To do
Retype the opening lines of the data exactly, stopping after the line that contains "plt.rcParams['lines.scale_dashes'] = False". Skip every picture.

>>

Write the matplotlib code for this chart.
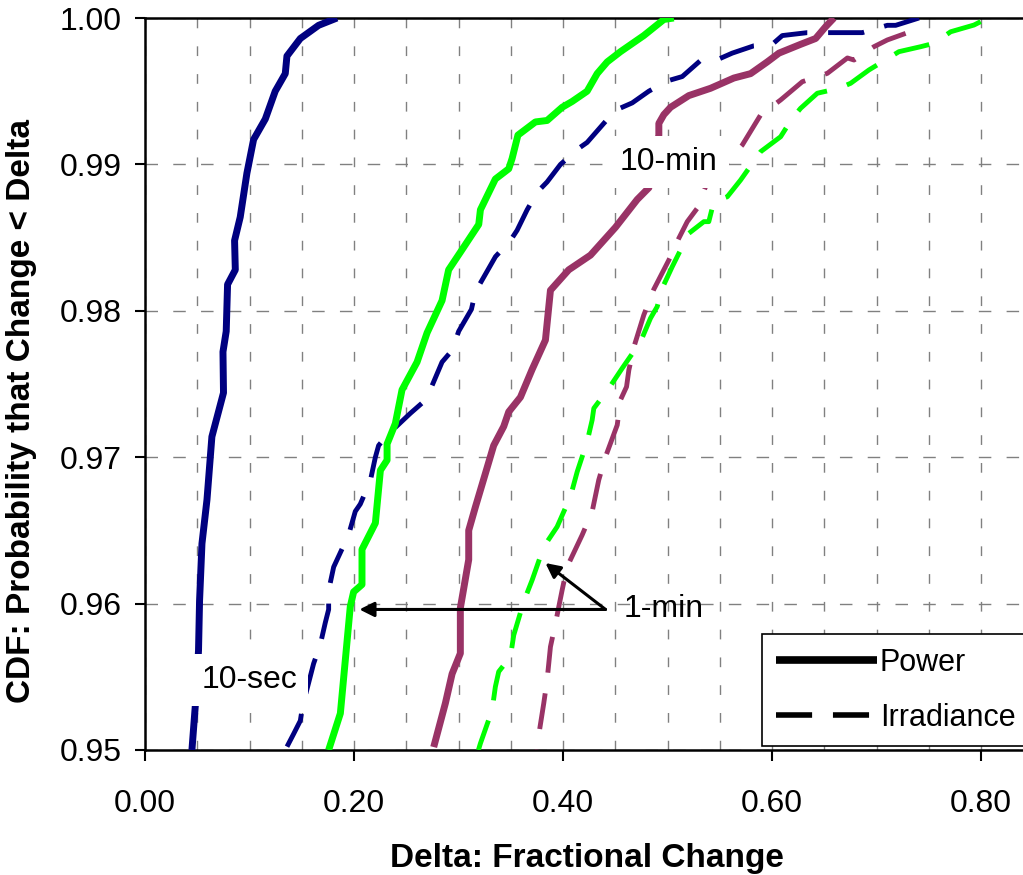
import matplotlib
matplotlib.use('Agg')
import matplotlib.pyplot as plt
from matplotlib.lines import Line2D
from matplotlib.ticker import MultipleLocator, FormatStrFormatter

plt.rcParams['font.family'] = ['Liberation Sans', 'DejaVu Sans']
plt.rcParams['lines.scale_dashes'] = False

# 10-sec
sec10_pow_x = [0.1837, 0.1661, 0.1486, 0.1358, 0.1342, 0.1246, 0.1151, 0.1039, 0.0975, 0.0911,
               0.0857, 0.0864, 0.0790, 0.0777, 0.0746, 0.0751, 0.0640, 0.0593, 0.0545, 0.0522,
               0.0512, 0.0481, 0.0449]
sec10_pow_y = [1.0000, 0.9995, 0.9986, 0.9974, 0.9962, 0.9950, 0.9931, 0.9917, 0.9894, 0.9864,
               0.9848, 0.9828, 0.9818, 0.9786, 0.9772, 0.9744, 0.9714, 0.9671, 0.9641, 0.9602,
               0.9568, 0.9530, 0.9500]
sec10_irr_x = [0.7405, 0.7182, 0.7102, 0.6863, 0.6655, 0.6336, 0.6097, 0.6001, 0.5825, 0.5618,
               0.5459, 0.5315, 0.5140, 0.4996, 0.4820, 0.4661, 0.4501, 0.4389, 0.4230, 0.4150,
               0.3975, 0.3847, 0.3752, 0.3656, 0.3560, 0.3496, 0.3353, 0.3225, 0.3161, 0.3123,
               0.3001, 0.2938, 0.2842, 0.2747, 0.2651, 0.2539, 0.2316, 0.2235, 0.2204, 0.2156,
               0.2060, 0.2012, 0.1948, 0.1805, 0.1757, 0.1757, 0.1725, 0.1677, 0.1613, 0.1508,
               0.1486, 0.1422, 0.1342]
sec10_irr_y = [1.0000, 0.9995, 0.9995, 0.9990, 0.9990, 0.9990, 0.9988, 0.9982, 0.9981, 0.9976,
               0.9971, 0.9971, 0.9960, 0.9957, 0.9950, 0.9942, 0.9937, 0.9928, 0.9915, 0.9911,
               0.9900, 0.9888, 0.9881, 0.9869, 0.9855, 0.9848, 0.9837, 0.9821, 0.9813, 0.9801,
               0.9786, 0.9773, 0.9765, 0.9749, 0.9737, 0.9730, 0.9715, 0.9708, 0.9700, 0.9684,
               0.9668, 0.9663, 0.9647, 0.9625, 0.9609, 0.9596, 0.9587, 0.9572, 0.9559, 0.9530,
               0.9520, 0.9511, 0.9500]

# 1-min
min1_pow_x = [0.5059, 0.4964, 0.4772, 0.4549, 0.4422, 0.4326, 0.4230, 0.4087, 0.3991, 0.3847,
              0.3735, 0.3568, 0.3512, 0.3480, 0.3352, 0.3209, 0.3193, 0.3017, 0.2905, 0.2842,
              0.2699, 0.2603, 0.2459, 0.2395, 0.2316, 0.2316, 0.2252, 0.2204, 0.2076, 0.2076,
              0.1996, 0.1964, 0.1869, 0.1757]
min1_pow_y = [1.0000, 0.9999, 0.9988, 0.9977, 0.9970, 0.9962, 0.9950, 0.9943, 0.9939, 0.9930,
              0.9929, 0.9920, 0.9904, 0.9897, 0.9890, 0.9869, 0.9859, 0.9840, 0.9828, 0.9807,
              0.9785, 0.9765, 0.9746, 0.9723, 0.9709, 0.9698, 0.9691, 0.9655, 0.9637, 0.9613,
              0.9608, 0.9598, 0.9525, 0.9500]
min1_irr_x = [0.7995, 0.7931, 0.7708, 0.7548, 0.7421, 0.7213, 0.6926, 0.6751, 0.6639, 0.6432,
              0.6272, 0.6193, 0.6081, 0.5890, 0.5698, 0.5571, 0.5442, 0.5394, 0.5347, 0.5203,
              0.5044, 0.4948, 0.4900, 0.4836, 0.4741, 0.4565, 0.4437, 0.4294, 0.4278, 0.4230,
              0.4135, 0.4070, 0.4006, 0.3943, 0.3815, 0.3704, 0.3623, 0.3528, 0.3496, 0.3384,
              0.3352, 0.3321, 0.3209, 0.3190]
min1_irr_y = [0.99975, 0.99952, 0.99906, 0.99827, 0.99804, 0.99770, 0.99645, 0.99554, 0.99520, 0.99486,
              0.99383, 0.99315, 0.99189, 0.99087, 0.98893, 0.98779, 0.98745, 0.98609, 0.98609, 0.98529,
              0.98301, 0.98154, 0.98028, 0.97949, 0.97789, 0.97607, 0.97470, 0.97334, 0.97254, 0.97106,
              0.96901, 0.96730, 0.96627, 0.96525, 0.96388, 0.96161, 0.96013, 0.95785, 0.95637, 0.95535,
              0.95432, 0.95273, 0.95045, 0.95000]

# 10-min
min10_pow_x = [0.6591, 0.6511, 0.6416, 0.6272, 0.6065, 0.5953, 0.5794, 0.5634, 0.5411, 0.5203,
               0.5028, 0.4964, 0.4916, 0.4916, 0.4820, 0.4709, 0.4501, 0.4262, 0.4054, 0.3879,
               0.3831, 0.3704, 0.3592, 0.3480, 0.3432, 0.3336, 0.3257, 0.3161, 0.3097, 0.3097,
               0.3017, 0.3017, 0.2938, 0.2874, 0.2762]
min10_pow_y = [1.0000, 0.9994, 0.9986, 0.9982, 0.9976, 0.9970, 0.9962, 0.9959, 0.9952, 0.9947,
               0.9939, 0.9934, 0.9928, 0.9920, 0.9884, 0.9876, 0.9857, 0.9838, 0.9828, 0.9814,
               0.9780, 0.9760, 0.9741, 0.9731, 0.9721, 0.9708, 0.9689, 0.9666, 0.9650, 0.9630,
               0.9597, 0.9566, 0.9552, 0.9532, 0.9502]
min10_irr_x = [0.7277, 0.7102, 0.6974, 0.6783, 0.6720, 0.6528, 0.6289, 0.6081, 0.5889, 0.5841,
               0.5714, 0.5363, 0.5283, 0.5188, 0.5107, 0.5012, 0.4868, 0.4772, 0.4683, 0.4629,
               0.4607, 0.4549, 0.4518, 0.4406, 0.4341, 0.4278, 0.4182, 0.4039, 0.3991, 0.3927,
               0.3879, 0.3847, 0.3815, 0.3767, 0.3750]
min10_irr_y = [0.99895, 0.99850, 0.99804, 0.99713, 0.99727, 0.99622, 0.99565, 0.99440, 0.99337, 0.99281,
               0.99132, 0.98848, 0.98700, 0.98609, 0.98495, 0.98347, 0.98147, 0.97971, 0.97766, 0.97595,
               0.97481, 0.97391, 0.97220, 0.97003, 0.96844, 0.96628, 0.96468, 0.96252, 0.96093, 0.95865,
               0.95705, 0.95478, 0.95319, 0.95102, 0.95000]

navy = '#000080'
lime = '#00FF00'
maroon = '#993366'
dash = (0, (26, 15))

fig = plt.figure(figsize=(10.23, 8.75), dpi=100)
ax = fig.add_axes([145 / 1023, 1 - 750 / 875, 1 - 145 / 1023, 732 / 875])

ax.plot(sec10_pow_x, sec10_pow_y, color=navy, lw=5, solid_capstyle='butt', zorder=3)
ax.plot(sec10_irr_x, sec10_irr_y, color=navy, lw=3.5, linestyle=dash, dash_capstyle='butt', zorder=3)
ax.plot(min1_pow_x, min1_pow_y, color=lime, lw=5, solid_capstyle='butt', zorder=3)
ax.plot(min1_irr_x, min1_irr_y, color=lime, lw=3.5, linestyle=dash, dash_capstyle='butt', zorder=3)
ax.plot(min10_pow_x, min10_pow_y, color=maroon, lw=5, solid_capstyle='butt', zorder=3)
ax.plot(min10_irr_x, min10_irr_y, color=maroon, lw=3.5, linestyle=dash, dash_capstyle='butt', zorder=3)

ax.set_xlim(0, 0.84)
ax.set_ylim(0.95, 1.0)
ax.xaxis.set_major_locator(MultipleLocator(0.2))
ax.xaxis.set_minor_locator(MultipleLocator(0.05))
ax.yaxis.set_major_locator(MultipleLocator(0.01))
ax.xaxis.set_major_formatter(FormatStrFormatter('%.2f'))
ax.yaxis.set_major_formatter(FormatStrFormatter('%.2f'))

ax.grid(True, which='minor', axis='x', color='#808080', lw=1, linestyle=(0, (7, 13)))
ax.grid(True, which='major', axis='x', color='#808080', lw=1, linestyle=(0, (7, 13)))
ax.grid(True, which='major', axis='y', color='#808080', lw=1, linestyle=(0, (9, 11)))
ax.set_axisbelow(True)

ax.tick_params(axis='x', which='major', direction='out', length=8, width=1.5, pad=20, labelsize=23)
ax.tick_params(axis='x', which='minor', length=0)
ax.tick_params(axis='y', direction='out', length=7, width=1.5, pad=10, labelsize=23)

ax.spines['right'].set_visible(False)
for s in ['left', 'bottom', 'top']:
    ax.spines[s].set_linewidth(1.8)

# labels
box = dict(facecolor='white', edgecolor='none', pad=8)
ax.text(0.5011, 0.99016, '10-min', fontsize=23, ha='center', va='center', bbox=box, zorder=5)
ax.text(0.0997, 0.95478, '10-sec', fontsize=23, ha='center', va='center', bbox=box, zorder=5)
ax.text(0.4578, 0.9596, '1-min', fontsize=23, ha='left', va='center', zorder=5)

arrow = dict(arrowstyle='-|>', color='black', lw=2.2, mutation_scale=22, shrinkA=0, shrinkB=0)
ax.annotate('', xy=(0.2051, 0.9596), xytext=(0.4406, 0.9596), arrowprops=arrow, zorder=6)
ax.annotate('', xy=(0.3831, 0.96277), xytext=(0.4406, 0.9596), arrowprops=arrow, zorder=6)

fig.text(22 / 1023, 1 - 411 / 875, 'CDF: Probability that Change < Delta', rotation=90,
         fontsize=24, fontweight='bold', ha='center', va='center')
fig.text(587 / 1023, 1 - 858 / 875, 'Delta: Fractional Change',
         fontsize=24, fontweight='bold', ha='center', va='center')

handles = [Line2D([], [], color='black', lw=5.5, solid_capstyle='butt'),
           Line2D([], [], color='black', lw=4, linestyle=(0, (26, 15)), dash_capstyle='butt')]
leg = ax.legend(handles, ['Power', 'Irradiance'], loc='lower left', bbox_to_anchor=(0.703, 0.005),
                fontsize=22, handlelength=3.3, handletextpad=0.1, labelspacing=0.8,
                borderpad=0.45, borderaxespad=0, fancybox=False, framealpha=1)
leg.get_frame().set_edgecolor('black')
leg.get_frame().set_linewidth(1.2)
leg.set_zorder(7)

fig.savefig('out.png', dpi=100)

<<

Exercise solution
Write the matplotlib code for this chart.
import matplotlib
matplotlib.use('Agg')
import matplotlib.pyplot as plt
from matplotlib.lines import Line2D
from matplotlib.ticker import MultipleLocator, FormatStrFormatter

plt.rcParams['font.family'] = ['Liberation Sans', 'DejaVu Sans']
plt.rcParams['lines.scale_dashes'] = False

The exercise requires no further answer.